IWAKI, FUKUSHIMA PREF. – Four and a half years after the Fukushima disaster started, and as the country tentatively restarts nuclear power elsewhere, legal challenges against the crippled plant’s operator are mounting.
They include a judge’s forced disclosure of a 2008 internal document prepared for managers at Tokyo Electric Power Co. warning of a need for precautions against an unprecedented nuclear catastrophe.
Also, class actions against Tepco and the government now have more plaintiffs than any previous Japanese contamination suit and, overruling reluctant prosecutors, criminal charges have been leveled against former Tepco executives for failing to take measures to prevent the 2011 meltdowns and explosions.
Radiation from the worst nuclear plant disaster since Chernobyl in 1986 forced 160,000 people from their homes, many never to return, and destroyed businesses, fisheries and agriculture.
The criminal and civil legal cases do not threaten financial ruin for Tepco, which is now backstopped by Japanese taxpayers and faces far bigger costs to decommission the Fukushima plant and clean up the surrounding areas.
Rather, the cases could bolster opposition to reactor restarts — which consistently beats support by about 2-to-1 — as Prime Minister Shinzo Abe’s government pushes to restore nuclear to Japan’s energy mix to reduce reliance on imported fossil fuel.
“The nuclear plant disaster has upended our way of life,” evacuee and former beekeeper Takahisa Ogawa, 45, testified recently in a court in Iwaki, near the Fukushima power station. “We’ve lost the support we counted on.”
Ogawa and other plaintiffs are seeking ¥20 million each in damages from Tepco.

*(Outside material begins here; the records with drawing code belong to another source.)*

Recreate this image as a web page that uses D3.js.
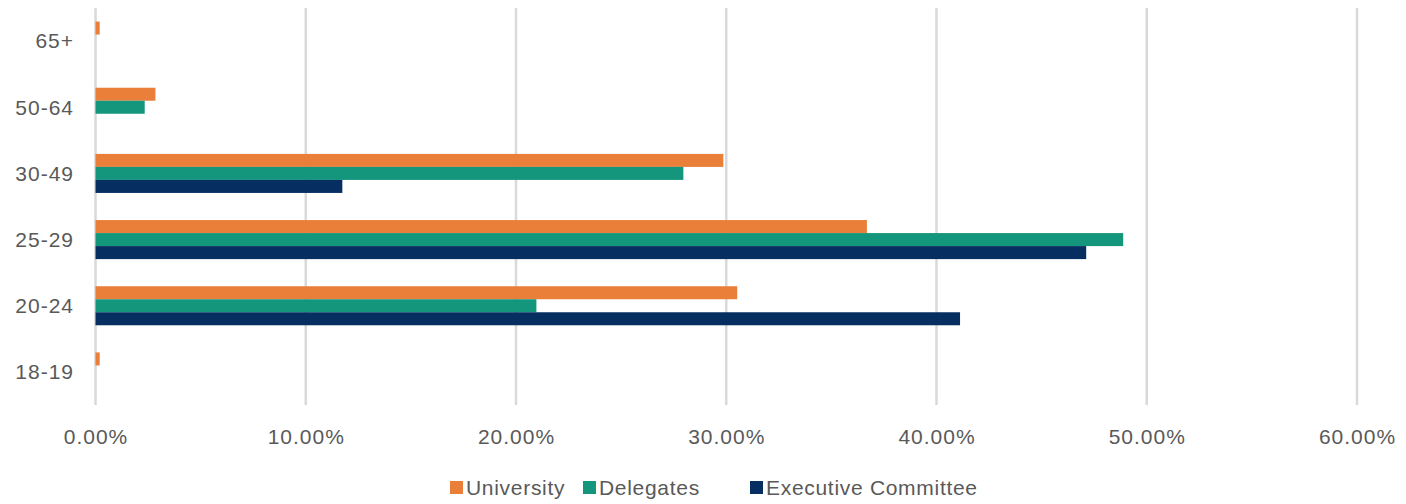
<!DOCTYPE html>
<html><head><meta charset="utf-8">
<script src="https://cdn.jsdelivr.net/npm/d3@7"></script>
<style>body{margin:0;background:#fff}svg{display:block}text{font-family:"Liberation Sans",Arial,sans-serif;fill:#595959;letter-spacing:1px}</style>
</head><body><svg id="c" width="1406" height="504"></svg>
<script>
const categories = ["65+","50-64","30-49","25-29","20-24","18-19"];
const seriesNames = ["University","Delegates","Executive Committee"];
const university = [0.002, 0.0285, 0.2986, 0.3669, 0.3052, 0.002];
const delegates = [0, 0.0234, 0.2796, 0.4888, 0.2097, 0];
const executive = [0, 0, 0.1174, 0.4712, 0.4112, 0];
const xTicks = [0,0.1,0.2,0.3,0.4,0.5,0.6];
const colors = ["#E97F39","#14967C","#062E60"];

const series = [university, delegates, executive];
const svg = d3.select("#c");
const x = d3.scaleLinear().domain([0,0.6]).range([95.5,1357]);
const y = d3.scaleBand().domain(categories).range([8,405]).paddingInner(0.41).paddingOuter(0.205);
const sub = d3.scaleBand().domain(seriesNames).range([0,y.bandwidth()]);

// gridlines
svg.append("g").selectAll("line").data(xTicks).join("line")
  .attr("x1",d=>x(d)).attr("x2",d=>x(d)).attr("y1",8).attr("y2",405)
  .attr("stroke","#d9d9d9").attr("stroke-width",2.5);

// bars
categories.forEach((c,i)=>{
  seriesNames.forEach((s,j)=>{
    const v = series[j][i];
    if(v<=0) return;
    svg.append("rect").attr("x",x(0)).attr("y",y(c)+sub(s))
      .attr("width",x(v)-x(0)).attr("height",sub.bandwidth())
      .attr("fill",colors[j]);
  });
});

// y labels
svg.append("g").selectAll("text").data(categories).join("text")
  .attr("x",74).attr("y",d=>y(d)+y.bandwidth()/2).attr("dy","0.35em")
  .attr("text-anchor","end").attr("font-size",21).text(d=>d);

// x labels
const fmt = d3.format(".2%");
svg.append("g").selectAll("text").data(xTicks).join("text")
  .attr("x",d=>x(d)+0.5).attr("y",437).attr("dy","0.35em")
  .attr("text-anchor","middle").attr("font-size",21).text(d=>fmt(d));

// legend
const legX = [450, 583, 750];
const lg = svg.append("g");
seriesNames.forEach((s,j)=>{
  lg.append("rect").attr("x",legX[j]).attr("y",481).attr("width",13).attr("height",13).attr("fill",colors[j]);
  lg.append("text").attr("x",legX[j]+16).attr("y",488).attr("dy","0.35em").attr("font-size",21)
    .style("letter-spacing","0.7px").text(s);
});
</script></body></html>
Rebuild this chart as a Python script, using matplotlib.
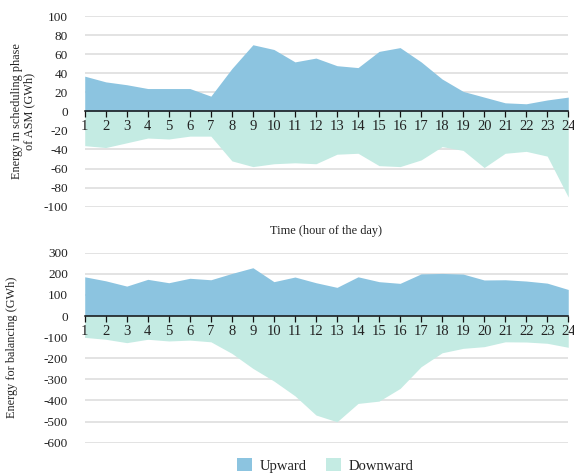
import matplotlib
matplotlib.use("Agg")
import matplotlib.pyplot as plt
from matplotlib.patches import Patch

hours = list(range(1, 25))

# Scheduling phase of ASM (GWh)
asm_upward = [37, 31, 28, 24, 24, 24, 16, 45, 70, 65, 52, 56, 48, 46, 63, 67,
              52, 34, 21, 15, 9, 8, 12, 15]
asm_downward = [-36, -38, -33, -28, -29, -26, -26, -52, -58, -55, -54, -55, -45, -44,
                -57, -58, -51, -37, -41, -59, -44, -42, -47, -90]

# Balancing energy (GWh)
bal_upward = [186, 167, 142, 174, 158, 179, 172, 202, 229, 163, 185, 158, 136, 186,
              163, 155, 200, 202, 199, 171, 172, 166, 156, 126]
bal_downward = [-101, -110, -126, -110, -118, -114, -122, -177, -248, -308, -378, -469,
                -501, -414, -403, -343, -240, -174, -153, -145, -122, -123, -129, -148]

UP_COLOR = "#8cc4e0"
DOWN_COLOR = "#c4ebe3"
TEXT_COLOR = "#222222"

plt.rcParams["font.family"] = ["Liberation Serif", "DejaVu Serif"]

fig = plt.figure(figsize=(5.74, 4.76), dpi=100)
ax1 = fig.add_axes([0.1476, 0.566, 0.8424, 0.400])
ax2 = fig.add_axes([0.1476, 0.070, 0.8424, 0.399])


def style_axis(ax, up, down, ylim, yticks, ylabel):
    ax.set_axisbelow(False)
    ax.fill_between(hours, 0, up, color=UP_COLOR, linewidth=0, zorder=1)
    ax.fill_between(hours, 0, down, color=DOWN_COLOR, linewidth=0, zorder=1)
    ax.set_xlim(1, 24)
    ax.set_ylim(*ylim)
    ax.set_yticks(yticks)
    ax.set_yticklabels([str(v) for v in yticks])
    ax.set_xticks(hours)
    ax.set_xticklabels([str(h) for h in hours])
    for yv in yticks:
        ax.axhline(yv, color="#dedede", linewidth=1.2, zorder=0.5)
    for s in ["top", "right", "left"]:
        ax.spines[s].set_visible(False)
    ax.spines["bottom"].set_position(("data", 0))
    ax.spines["bottom"].set_color("#111111")
    ax.spines["bottom"].set_linewidth(1.1)
    ax.spines["bottom"].set_zorder(3)
    ax.tick_params(axis="x", direction="out", length=4, width=0.9, color="#111111",
                   labelsize=10.5, labelcolor=TEXT_COLOR, pad=2.5)
    ax.tick_params(axis="y", length=0, labelsize=9.5, labelcolor=TEXT_COLOR, pad=12)
    ax.set_ylabel(ylabel, fontsize=8.8, color=TEXT_COLOR, linespacing=1.0)
    ax.patch.set_alpha(0)


style_axis(ax1, asm_upward, asm_downward, (-100, 100), list(range(-100, 101, 20)),
           "Energy in scheduling phase\nof ASM (GWh)")
ax1.yaxis.set_label_coords(-0.103, 0.5)
ax1.set_xlabel("Time (hour of the day)", fontsize=8.8, color=TEXT_COLOR)
ax1.xaxis.set_label_coords(0.5, -0.095)

style_axis(ax2, bal_upward, bal_downward, (-600, 300), list(range(-600, 301, 100)),
           "Energy for balancing (GWh)")
ax2.yaxis.set_label_coords(-0.137, 0.5)

handles = [Patch(facecolor=UP_COLOR, edgecolor="none", label="Upward"),
           Patch(facecolor=DOWN_COLOR, edgecolor="none", label="Downward")]
fig.legend(handles=handles, loc="center", bbox_to_anchor=(0.567, 0.022), ncol=2,
           frameon=False, fontsize=10.5, handlelength=1.0, handleheight=1.0,
           columnspacing=1.3, handletextpad=0.55, labelcolor=TEXT_COLOR)

fig.savefig("out.png", dpi=100)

More than 10,000 evacuees and nearby residents have brought at least 20 lawsuits against the utility and the government over the handling of the disaster at the Fukushima No. 1 nuclear plant 220 km north of Tokyo.
The biggest class action, with 4,000 plaintiffs, seeks to dramatically increase Tepco’s liability by proving negligence under civil law, rather than simply proving harm and seeking compensation, said lead attorney Izutaro Managi.
The government recently approved increasing the amount of compensation payments through a government-run fund to ¥7 trillion.
Prosecutors twice declined to charge former Tepco bosses over their handling of the disaster, citing a lack of evidence. But a citizens’ panel overruled them last month. It’s unlikely the three former executives, who will be asked to give evidence in court, will be convicted as it is hard to prove criminal acts in this type of case, said Nicholes Benes of The Board Director Training Institute of Japan.
The legal actions against Tepco are “serious for the industry” as it seeks to gradually bring some of the country’s 43 idled nuclear reactors back online, said Tom O’Sullivan, an independent energy consultant and former investment banker.
“With potentially up to 25 reactors coming online, board members of other electric power companies must be quite nervous about what could happen if something goes wrong,” he said. “Most reactors have been switched off for four years so switching them back on is going to be potentially problematic, not to mention the risk of natural disasters.”
It’s unclear what bearing the various lawsuits against Tepco might have on one another, but a common thread is that it should have anticipated the possibility of a devastating quake and tsunami and taken steps to reduce the impact.
The firm maintains that the severity of the 9.0-magnitude quake and 13-meter tsunami could not have been predicted.
But the document introduced as evidence in the shareholders’ suit after a judge forced Tepco to produce it, appears to challenge that. The “Tsunami Measures Unavoidable” report, dated September 2008, was filed with the Tokyo District Court in June, but has not been widely reported.
The unnamed authors prepared the report for a meeting attended by the head of the power station and marked the document “to be collected after discussion.” It’s not clear whether senior executives in Tokyo saw the report at the time.
The report called for Tepco to prepare for worse tsunami than previously assumed, based on the views of experts.
“Considering that it is difficult to completely reject the opinions given thus far of academic experts on earthquakes and tsunami, as well as the expertise of the (government’s) Headquarters for Earthquake Research Promotion, it is unavoidable to have tsunami countermeasures that assume a higher tsunami than at present,” the report says.
“This is prime evidence that Tepco recognized the need for tsunami measures,” said Hiroyuki Kawai, lead attorney in the shareholders’ suit. “This will have an important impact on the lawsuit.”
Tepco, in a court filing, counters that the document “does not mean there was a risk that tsunami would strike and did not assume any specific tsunami countermeasures.”